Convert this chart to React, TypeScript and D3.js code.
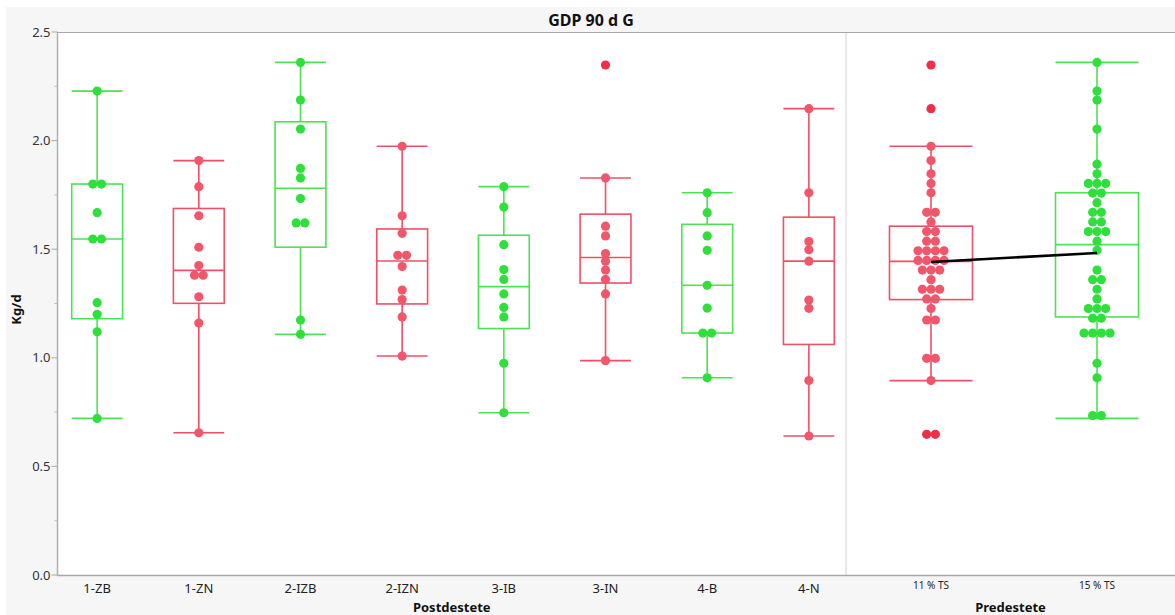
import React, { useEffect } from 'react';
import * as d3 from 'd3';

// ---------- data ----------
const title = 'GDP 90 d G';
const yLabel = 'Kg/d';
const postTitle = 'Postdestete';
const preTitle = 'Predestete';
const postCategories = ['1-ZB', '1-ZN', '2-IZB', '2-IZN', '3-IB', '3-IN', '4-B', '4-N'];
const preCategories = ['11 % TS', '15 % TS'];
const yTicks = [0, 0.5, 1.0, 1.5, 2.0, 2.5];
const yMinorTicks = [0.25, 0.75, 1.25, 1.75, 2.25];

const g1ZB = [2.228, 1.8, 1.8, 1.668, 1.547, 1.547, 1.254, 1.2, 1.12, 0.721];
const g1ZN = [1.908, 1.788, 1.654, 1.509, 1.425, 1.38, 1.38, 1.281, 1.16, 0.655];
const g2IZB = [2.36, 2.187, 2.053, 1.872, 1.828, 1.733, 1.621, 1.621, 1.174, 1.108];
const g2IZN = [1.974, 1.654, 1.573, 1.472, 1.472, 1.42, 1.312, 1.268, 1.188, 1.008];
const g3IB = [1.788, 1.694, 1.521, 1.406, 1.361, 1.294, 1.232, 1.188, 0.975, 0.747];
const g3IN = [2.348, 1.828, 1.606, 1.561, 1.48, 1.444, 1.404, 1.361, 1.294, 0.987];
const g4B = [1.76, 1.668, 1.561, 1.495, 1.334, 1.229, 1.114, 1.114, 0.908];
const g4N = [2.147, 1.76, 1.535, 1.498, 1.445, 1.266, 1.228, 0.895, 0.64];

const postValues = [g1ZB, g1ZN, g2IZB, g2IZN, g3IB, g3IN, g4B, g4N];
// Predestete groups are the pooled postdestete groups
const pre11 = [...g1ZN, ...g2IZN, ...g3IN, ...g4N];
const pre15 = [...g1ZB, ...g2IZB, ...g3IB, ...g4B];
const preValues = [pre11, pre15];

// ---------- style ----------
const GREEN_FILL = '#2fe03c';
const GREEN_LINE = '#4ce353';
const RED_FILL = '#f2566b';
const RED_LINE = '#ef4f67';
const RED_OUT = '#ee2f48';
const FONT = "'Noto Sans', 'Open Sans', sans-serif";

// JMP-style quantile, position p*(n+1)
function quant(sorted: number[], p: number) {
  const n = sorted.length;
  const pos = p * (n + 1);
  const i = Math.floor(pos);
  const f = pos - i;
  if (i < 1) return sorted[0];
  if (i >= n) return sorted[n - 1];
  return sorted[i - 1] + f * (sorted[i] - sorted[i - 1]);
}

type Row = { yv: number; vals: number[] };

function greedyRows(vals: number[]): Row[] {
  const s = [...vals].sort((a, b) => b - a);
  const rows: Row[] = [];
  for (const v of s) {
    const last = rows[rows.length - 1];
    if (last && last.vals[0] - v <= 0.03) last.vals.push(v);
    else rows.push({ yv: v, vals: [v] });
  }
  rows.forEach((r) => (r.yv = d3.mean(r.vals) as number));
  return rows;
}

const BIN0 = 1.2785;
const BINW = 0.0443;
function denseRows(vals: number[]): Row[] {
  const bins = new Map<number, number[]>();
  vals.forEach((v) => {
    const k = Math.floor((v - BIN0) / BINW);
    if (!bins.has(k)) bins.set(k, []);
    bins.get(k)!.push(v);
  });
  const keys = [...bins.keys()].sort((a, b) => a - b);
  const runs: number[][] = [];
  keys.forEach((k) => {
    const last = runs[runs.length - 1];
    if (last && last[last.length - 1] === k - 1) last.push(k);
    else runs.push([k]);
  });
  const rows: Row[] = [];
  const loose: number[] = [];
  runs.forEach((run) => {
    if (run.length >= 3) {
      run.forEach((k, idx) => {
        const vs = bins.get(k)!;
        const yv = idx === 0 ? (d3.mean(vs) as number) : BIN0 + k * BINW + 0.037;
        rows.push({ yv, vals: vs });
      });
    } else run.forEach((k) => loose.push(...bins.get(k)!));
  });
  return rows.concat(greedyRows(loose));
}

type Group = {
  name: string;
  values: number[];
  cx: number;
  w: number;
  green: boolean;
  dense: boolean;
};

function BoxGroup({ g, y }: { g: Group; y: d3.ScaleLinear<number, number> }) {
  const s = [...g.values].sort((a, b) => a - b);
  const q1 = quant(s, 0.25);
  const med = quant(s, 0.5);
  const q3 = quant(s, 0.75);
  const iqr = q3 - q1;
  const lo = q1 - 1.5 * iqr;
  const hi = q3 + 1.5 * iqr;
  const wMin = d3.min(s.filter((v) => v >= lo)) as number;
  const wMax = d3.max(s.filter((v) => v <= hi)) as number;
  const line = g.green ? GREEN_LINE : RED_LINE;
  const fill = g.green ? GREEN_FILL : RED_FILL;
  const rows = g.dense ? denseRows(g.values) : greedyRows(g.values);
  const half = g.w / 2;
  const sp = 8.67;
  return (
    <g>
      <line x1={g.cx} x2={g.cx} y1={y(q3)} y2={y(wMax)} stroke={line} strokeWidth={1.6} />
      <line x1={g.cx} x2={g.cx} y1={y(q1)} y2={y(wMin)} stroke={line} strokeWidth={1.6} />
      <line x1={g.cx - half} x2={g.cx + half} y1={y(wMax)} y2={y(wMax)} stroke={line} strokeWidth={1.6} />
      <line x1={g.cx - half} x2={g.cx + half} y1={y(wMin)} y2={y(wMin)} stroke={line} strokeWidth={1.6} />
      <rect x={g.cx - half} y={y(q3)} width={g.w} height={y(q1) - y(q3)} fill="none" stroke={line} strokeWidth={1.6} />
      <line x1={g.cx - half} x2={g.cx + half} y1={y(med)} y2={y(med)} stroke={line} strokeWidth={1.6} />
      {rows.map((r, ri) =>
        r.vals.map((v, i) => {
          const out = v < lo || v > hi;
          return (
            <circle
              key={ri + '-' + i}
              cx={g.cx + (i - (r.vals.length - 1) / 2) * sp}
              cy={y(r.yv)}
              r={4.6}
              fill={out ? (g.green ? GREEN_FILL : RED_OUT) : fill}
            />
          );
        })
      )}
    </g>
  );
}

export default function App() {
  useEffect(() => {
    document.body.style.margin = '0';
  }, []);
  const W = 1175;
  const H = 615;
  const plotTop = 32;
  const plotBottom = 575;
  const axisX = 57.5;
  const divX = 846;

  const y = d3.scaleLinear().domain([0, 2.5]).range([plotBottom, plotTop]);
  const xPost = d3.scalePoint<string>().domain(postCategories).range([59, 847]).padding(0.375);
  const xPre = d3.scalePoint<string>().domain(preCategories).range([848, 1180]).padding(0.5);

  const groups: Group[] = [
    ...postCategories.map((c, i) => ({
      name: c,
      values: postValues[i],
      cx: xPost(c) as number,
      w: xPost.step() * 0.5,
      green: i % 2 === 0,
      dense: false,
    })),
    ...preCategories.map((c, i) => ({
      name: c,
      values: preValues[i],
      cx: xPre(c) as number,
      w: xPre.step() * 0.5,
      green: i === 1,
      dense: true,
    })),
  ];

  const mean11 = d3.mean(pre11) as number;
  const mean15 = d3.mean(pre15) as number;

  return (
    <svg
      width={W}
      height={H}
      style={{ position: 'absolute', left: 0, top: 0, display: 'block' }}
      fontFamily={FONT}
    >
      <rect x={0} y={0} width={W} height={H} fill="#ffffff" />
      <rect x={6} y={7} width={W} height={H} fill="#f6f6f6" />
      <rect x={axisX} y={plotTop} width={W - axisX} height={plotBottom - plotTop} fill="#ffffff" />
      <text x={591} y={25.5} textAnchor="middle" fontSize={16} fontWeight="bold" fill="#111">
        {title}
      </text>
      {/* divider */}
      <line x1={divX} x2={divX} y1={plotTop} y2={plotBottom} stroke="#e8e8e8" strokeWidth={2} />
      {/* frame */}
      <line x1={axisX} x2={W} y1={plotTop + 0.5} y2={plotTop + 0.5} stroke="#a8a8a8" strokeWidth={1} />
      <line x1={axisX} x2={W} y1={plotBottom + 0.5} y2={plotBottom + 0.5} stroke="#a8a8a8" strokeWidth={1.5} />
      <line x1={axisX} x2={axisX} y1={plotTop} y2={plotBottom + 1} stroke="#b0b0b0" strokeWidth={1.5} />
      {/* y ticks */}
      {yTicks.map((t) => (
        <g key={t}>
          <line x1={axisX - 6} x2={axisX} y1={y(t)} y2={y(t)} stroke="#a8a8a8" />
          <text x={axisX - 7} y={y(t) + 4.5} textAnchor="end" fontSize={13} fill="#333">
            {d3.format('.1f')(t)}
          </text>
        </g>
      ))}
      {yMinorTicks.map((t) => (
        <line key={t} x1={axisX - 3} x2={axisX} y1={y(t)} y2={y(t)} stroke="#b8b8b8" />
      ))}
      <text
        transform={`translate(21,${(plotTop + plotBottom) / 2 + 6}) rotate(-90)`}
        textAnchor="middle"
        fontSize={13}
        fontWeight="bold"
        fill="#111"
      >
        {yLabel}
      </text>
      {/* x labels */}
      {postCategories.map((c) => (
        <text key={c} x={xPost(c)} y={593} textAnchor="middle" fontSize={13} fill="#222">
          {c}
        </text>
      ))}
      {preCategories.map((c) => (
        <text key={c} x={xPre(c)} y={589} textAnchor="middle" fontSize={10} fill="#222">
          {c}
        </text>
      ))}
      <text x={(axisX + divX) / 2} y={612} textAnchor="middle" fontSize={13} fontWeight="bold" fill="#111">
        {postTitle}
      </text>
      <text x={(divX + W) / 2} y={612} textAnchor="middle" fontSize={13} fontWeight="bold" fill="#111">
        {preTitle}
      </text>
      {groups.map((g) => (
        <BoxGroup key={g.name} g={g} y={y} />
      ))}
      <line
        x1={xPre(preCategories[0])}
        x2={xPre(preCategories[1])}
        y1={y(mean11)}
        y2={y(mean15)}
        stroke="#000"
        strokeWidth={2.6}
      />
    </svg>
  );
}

= = = = =

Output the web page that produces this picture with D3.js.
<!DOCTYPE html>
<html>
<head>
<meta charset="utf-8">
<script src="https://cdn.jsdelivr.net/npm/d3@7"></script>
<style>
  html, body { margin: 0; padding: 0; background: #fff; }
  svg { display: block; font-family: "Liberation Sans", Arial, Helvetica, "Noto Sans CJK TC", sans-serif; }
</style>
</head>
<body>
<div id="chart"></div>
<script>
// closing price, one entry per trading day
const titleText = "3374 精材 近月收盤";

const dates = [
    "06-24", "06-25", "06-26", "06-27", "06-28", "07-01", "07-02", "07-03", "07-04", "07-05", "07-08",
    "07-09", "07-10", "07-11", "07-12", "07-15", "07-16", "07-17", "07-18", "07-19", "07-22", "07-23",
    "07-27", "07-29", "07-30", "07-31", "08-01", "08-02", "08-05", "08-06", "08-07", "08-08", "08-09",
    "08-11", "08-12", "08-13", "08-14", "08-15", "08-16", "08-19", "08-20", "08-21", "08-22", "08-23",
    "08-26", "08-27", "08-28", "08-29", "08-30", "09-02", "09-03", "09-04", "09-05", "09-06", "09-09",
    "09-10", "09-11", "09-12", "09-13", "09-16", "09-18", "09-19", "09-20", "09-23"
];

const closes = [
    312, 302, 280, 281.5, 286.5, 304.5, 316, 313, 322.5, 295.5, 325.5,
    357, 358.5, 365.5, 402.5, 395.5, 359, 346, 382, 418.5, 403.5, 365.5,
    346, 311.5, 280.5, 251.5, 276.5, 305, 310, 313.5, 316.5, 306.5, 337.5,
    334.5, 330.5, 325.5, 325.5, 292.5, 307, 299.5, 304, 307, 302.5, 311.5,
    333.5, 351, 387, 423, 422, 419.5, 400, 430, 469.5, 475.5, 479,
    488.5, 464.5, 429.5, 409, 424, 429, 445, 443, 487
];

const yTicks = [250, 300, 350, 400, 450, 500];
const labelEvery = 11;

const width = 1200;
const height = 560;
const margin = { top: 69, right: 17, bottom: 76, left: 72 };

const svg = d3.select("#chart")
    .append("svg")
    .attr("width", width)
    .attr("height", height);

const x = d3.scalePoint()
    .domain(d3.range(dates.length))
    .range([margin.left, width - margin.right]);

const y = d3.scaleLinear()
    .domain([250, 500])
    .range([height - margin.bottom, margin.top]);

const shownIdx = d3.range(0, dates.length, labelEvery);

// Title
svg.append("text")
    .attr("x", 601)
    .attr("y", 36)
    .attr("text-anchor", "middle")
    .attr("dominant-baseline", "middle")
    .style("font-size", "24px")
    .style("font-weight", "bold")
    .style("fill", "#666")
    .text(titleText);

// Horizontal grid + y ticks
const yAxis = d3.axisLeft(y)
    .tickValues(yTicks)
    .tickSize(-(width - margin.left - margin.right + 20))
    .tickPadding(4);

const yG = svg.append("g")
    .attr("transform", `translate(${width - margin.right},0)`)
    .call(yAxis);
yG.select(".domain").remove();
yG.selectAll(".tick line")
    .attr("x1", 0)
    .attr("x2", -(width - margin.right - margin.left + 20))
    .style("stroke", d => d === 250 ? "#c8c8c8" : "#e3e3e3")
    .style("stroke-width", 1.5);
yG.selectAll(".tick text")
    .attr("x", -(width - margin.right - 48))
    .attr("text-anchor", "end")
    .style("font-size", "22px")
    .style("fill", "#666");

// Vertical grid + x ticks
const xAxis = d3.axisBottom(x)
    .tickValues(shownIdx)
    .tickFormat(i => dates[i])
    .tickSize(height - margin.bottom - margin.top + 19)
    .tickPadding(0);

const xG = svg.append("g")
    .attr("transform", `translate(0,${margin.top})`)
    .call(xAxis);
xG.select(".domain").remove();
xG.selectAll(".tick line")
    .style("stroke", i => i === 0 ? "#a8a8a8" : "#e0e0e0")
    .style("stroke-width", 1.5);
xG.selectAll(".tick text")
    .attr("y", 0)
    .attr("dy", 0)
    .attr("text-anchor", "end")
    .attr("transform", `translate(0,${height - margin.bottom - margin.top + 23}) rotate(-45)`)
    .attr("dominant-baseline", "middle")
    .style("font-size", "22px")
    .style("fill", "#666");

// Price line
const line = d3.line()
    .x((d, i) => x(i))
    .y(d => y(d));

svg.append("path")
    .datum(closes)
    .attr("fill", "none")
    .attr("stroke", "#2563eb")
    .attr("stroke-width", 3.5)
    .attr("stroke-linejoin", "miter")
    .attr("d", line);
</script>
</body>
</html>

= = = = =

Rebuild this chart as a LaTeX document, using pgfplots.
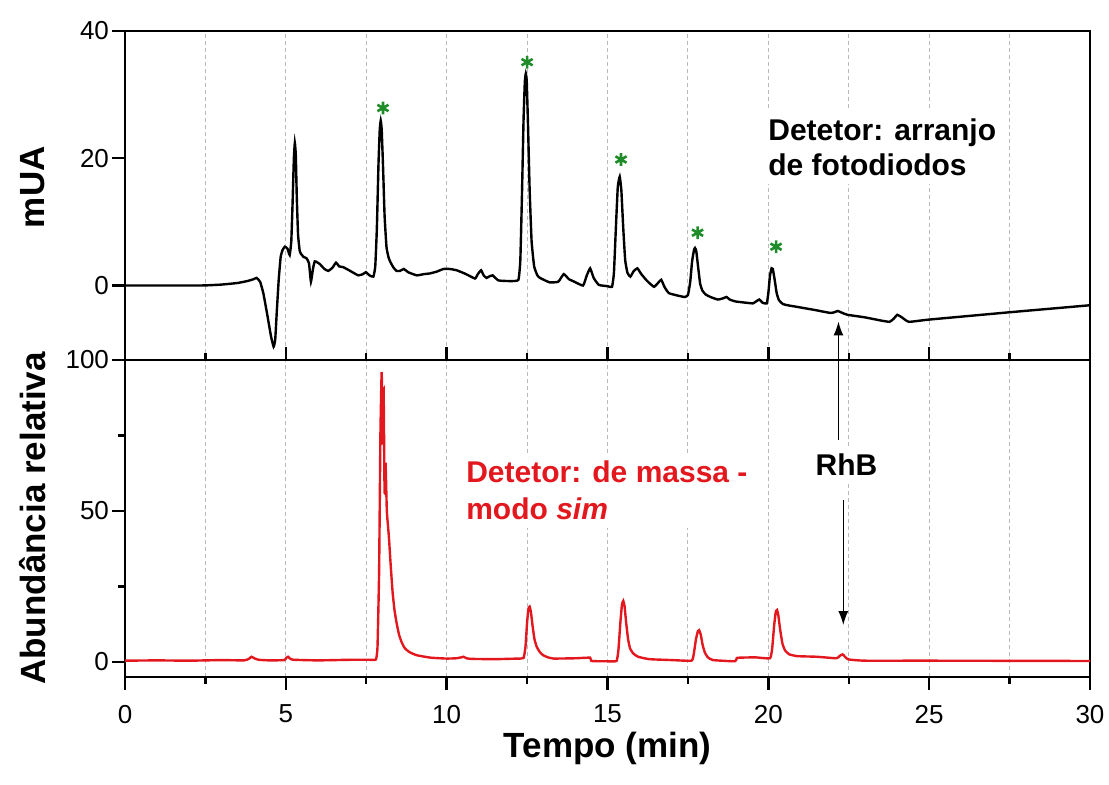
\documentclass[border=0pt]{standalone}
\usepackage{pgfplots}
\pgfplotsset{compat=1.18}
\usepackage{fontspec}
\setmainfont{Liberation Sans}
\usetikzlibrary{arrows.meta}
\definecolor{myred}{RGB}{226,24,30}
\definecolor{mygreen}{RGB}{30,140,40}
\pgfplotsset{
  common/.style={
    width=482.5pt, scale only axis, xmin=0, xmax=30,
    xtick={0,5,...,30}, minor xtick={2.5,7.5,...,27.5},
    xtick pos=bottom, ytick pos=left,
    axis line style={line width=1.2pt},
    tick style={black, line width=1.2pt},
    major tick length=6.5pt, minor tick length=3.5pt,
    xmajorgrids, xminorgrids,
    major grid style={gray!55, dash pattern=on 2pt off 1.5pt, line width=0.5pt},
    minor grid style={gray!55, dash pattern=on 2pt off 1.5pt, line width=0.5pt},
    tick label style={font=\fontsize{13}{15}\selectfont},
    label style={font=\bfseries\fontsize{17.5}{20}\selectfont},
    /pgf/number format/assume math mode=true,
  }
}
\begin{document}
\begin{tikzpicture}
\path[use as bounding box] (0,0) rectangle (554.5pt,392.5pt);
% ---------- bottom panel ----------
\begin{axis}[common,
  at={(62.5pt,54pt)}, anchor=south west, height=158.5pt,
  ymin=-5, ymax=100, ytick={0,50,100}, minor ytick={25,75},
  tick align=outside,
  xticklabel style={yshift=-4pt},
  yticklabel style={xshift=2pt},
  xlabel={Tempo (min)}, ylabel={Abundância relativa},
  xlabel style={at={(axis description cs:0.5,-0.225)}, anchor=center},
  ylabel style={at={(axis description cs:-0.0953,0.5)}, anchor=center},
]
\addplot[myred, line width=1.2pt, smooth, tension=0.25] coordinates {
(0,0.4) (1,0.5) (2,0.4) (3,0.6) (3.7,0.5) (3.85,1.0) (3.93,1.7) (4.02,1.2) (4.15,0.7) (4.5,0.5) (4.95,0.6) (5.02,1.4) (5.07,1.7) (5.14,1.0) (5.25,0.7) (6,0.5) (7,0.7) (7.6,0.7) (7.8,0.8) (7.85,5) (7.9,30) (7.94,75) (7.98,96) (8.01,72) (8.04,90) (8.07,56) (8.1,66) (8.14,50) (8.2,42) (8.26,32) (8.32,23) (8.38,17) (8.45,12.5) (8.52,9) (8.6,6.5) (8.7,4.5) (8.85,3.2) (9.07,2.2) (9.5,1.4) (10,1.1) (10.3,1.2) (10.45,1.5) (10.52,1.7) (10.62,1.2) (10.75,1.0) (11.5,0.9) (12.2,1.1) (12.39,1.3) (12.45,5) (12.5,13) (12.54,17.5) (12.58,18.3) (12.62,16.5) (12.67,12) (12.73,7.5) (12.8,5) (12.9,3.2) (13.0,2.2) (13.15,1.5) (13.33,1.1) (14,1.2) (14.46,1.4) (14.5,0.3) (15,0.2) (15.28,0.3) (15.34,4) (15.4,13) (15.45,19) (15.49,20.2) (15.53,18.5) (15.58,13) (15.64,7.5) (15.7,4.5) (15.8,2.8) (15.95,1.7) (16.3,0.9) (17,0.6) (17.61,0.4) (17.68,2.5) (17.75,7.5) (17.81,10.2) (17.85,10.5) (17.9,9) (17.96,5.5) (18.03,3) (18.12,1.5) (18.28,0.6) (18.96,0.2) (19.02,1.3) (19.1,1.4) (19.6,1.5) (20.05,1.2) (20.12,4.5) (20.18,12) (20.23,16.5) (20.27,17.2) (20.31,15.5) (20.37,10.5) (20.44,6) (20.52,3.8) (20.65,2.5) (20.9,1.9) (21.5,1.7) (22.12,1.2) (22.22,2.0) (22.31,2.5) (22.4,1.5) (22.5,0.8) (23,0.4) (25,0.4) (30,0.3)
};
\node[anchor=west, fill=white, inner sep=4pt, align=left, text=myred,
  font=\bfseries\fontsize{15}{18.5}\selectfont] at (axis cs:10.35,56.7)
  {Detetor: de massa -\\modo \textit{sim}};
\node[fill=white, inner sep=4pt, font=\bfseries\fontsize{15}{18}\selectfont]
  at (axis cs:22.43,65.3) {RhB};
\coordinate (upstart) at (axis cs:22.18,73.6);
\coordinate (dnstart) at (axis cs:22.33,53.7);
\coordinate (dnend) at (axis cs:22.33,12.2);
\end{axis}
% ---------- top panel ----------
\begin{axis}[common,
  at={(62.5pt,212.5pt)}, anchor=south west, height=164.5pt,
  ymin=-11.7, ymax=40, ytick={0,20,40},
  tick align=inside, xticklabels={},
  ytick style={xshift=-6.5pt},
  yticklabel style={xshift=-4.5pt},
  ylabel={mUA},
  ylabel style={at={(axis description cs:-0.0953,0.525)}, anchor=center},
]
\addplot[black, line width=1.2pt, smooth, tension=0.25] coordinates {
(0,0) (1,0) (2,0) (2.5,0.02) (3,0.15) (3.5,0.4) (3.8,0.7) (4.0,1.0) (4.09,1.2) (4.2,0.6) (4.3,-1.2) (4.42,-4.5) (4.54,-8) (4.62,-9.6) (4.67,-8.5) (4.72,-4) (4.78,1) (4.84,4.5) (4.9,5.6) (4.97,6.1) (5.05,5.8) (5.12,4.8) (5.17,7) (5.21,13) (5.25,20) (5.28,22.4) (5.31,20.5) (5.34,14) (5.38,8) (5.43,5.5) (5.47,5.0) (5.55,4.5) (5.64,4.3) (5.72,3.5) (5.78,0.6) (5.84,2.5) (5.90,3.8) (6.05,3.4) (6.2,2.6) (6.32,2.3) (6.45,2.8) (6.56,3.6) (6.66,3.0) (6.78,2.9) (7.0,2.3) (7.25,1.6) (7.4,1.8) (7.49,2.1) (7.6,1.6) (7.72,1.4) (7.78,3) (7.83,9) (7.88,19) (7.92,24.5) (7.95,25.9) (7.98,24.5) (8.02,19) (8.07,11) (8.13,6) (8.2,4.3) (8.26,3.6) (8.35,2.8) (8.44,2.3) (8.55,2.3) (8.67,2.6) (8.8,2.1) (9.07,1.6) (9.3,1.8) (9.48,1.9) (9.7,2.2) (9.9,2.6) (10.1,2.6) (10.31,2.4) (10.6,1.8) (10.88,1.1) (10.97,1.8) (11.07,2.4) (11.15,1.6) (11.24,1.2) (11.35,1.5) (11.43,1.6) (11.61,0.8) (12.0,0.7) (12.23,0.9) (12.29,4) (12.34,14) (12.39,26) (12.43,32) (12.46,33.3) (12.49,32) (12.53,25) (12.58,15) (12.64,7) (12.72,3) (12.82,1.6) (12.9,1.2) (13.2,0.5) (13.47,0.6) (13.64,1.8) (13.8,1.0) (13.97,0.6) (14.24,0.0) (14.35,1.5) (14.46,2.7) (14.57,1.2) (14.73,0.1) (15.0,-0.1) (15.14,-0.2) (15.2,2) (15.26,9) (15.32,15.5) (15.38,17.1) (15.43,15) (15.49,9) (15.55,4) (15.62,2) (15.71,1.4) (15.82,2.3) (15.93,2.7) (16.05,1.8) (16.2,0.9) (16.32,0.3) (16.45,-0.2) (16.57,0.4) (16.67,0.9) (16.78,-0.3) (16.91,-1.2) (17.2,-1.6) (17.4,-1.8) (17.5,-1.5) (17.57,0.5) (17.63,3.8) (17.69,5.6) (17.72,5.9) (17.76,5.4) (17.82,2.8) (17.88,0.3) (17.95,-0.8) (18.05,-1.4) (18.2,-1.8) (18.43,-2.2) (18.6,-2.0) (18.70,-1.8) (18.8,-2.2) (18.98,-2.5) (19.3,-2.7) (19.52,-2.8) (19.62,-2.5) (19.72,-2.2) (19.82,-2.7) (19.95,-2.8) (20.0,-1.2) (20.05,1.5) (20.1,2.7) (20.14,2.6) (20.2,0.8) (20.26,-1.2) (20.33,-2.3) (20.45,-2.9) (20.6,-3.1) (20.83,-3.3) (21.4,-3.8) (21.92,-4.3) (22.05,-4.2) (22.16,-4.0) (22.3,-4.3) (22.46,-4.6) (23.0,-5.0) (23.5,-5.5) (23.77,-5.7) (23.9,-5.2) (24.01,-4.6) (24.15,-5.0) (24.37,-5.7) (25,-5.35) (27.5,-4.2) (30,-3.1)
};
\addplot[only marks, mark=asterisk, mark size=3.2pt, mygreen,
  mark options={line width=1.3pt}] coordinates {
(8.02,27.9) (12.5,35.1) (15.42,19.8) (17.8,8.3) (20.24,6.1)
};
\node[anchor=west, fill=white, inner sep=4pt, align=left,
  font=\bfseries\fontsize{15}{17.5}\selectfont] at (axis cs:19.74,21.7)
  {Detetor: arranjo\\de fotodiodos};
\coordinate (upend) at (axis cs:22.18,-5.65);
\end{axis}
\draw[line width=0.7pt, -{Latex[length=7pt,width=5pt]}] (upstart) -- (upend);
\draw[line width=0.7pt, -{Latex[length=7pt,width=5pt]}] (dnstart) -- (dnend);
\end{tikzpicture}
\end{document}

= = = = =

Can you give again only the lines between the one containing "Convert this chart" and the one containing "const preValues = [pre11, pre15];", counting both, exactly as they appear and without any pictures?

COMPLETE ANSWER:
Convert this chart to React, TypeScript and D3.js code.
import React, { useEffect } from 'react';
import * as d3 from 'd3';

// ---------- data ----------
const title = 'GDP 90 d G';
const yLabel = 'Kg/d';
const postTitle = 'Postdestete';
const preTitle = 'Predestete';
const postCategories = ['1-ZB', '1-ZN', '2-IZB', '2-IZN', '3-IB', '3-IN', '4-B', '4-N'];
const preCategories = ['11 % TS', '15 % TS'];
const yTicks = [0, 0.5, 1.0, 1.5, 2.0, 2.5];
const yMinorTicks = [0.25, 0.75, 1.25, 1.75, 2.25];

const g1ZB = [2.228, 1.8, 1.8, 1.668, 1.547, 1.547, 1.254, 1.2, 1.12, 0.721];
const g1ZN = [1.908, 1.788, 1.654, 1.509, 1.425, 1.38, 1.38, 1.281, 1.16, 0.655];
const g2IZB = [2.36, 2.187, 2.053, 1.872, 1.828, 1.733, 1.621, 1.621, 1.174, 1.108];
const g2IZN = [1.974, 1.654, 1.573, 1.472, 1.472, 1.42, 1.312, 1.268, 1.188, 1.008];
const g3IB = [1.788, 1.694, 1.521, 1.406, 1.361, 1.294, 1.232, 1.188, 0.975, 0.747];
const g3IN = [2.348, 1.828, 1.606, 1.561, 1.48, 1.444, 1.404, 1.361, 1.294, 0.987];
const g4B = [1.76, 1.668, 1.561, 1.495, 1.334, 1.229, 1.114, 1.114, 0.908];
const g4N = [2.147, 1.76, 1.535, 1.498, 1.445, 1.266, 1.228, 0.895, 0.64];

const postValues = [g1ZB, g1ZN, g2IZB, g2IZN, g3IB, g3IN, g4B, g4N];
// Predestete groups are the pooled postdestete groups
const pre11 = [...g1ZN, ...g2IZN, ...g3IN, ...g4N];
const pre15 = [...g1ZB, ...g2IZB, ...g3IB, ...g4B];
const preValues = [pre11, pre15];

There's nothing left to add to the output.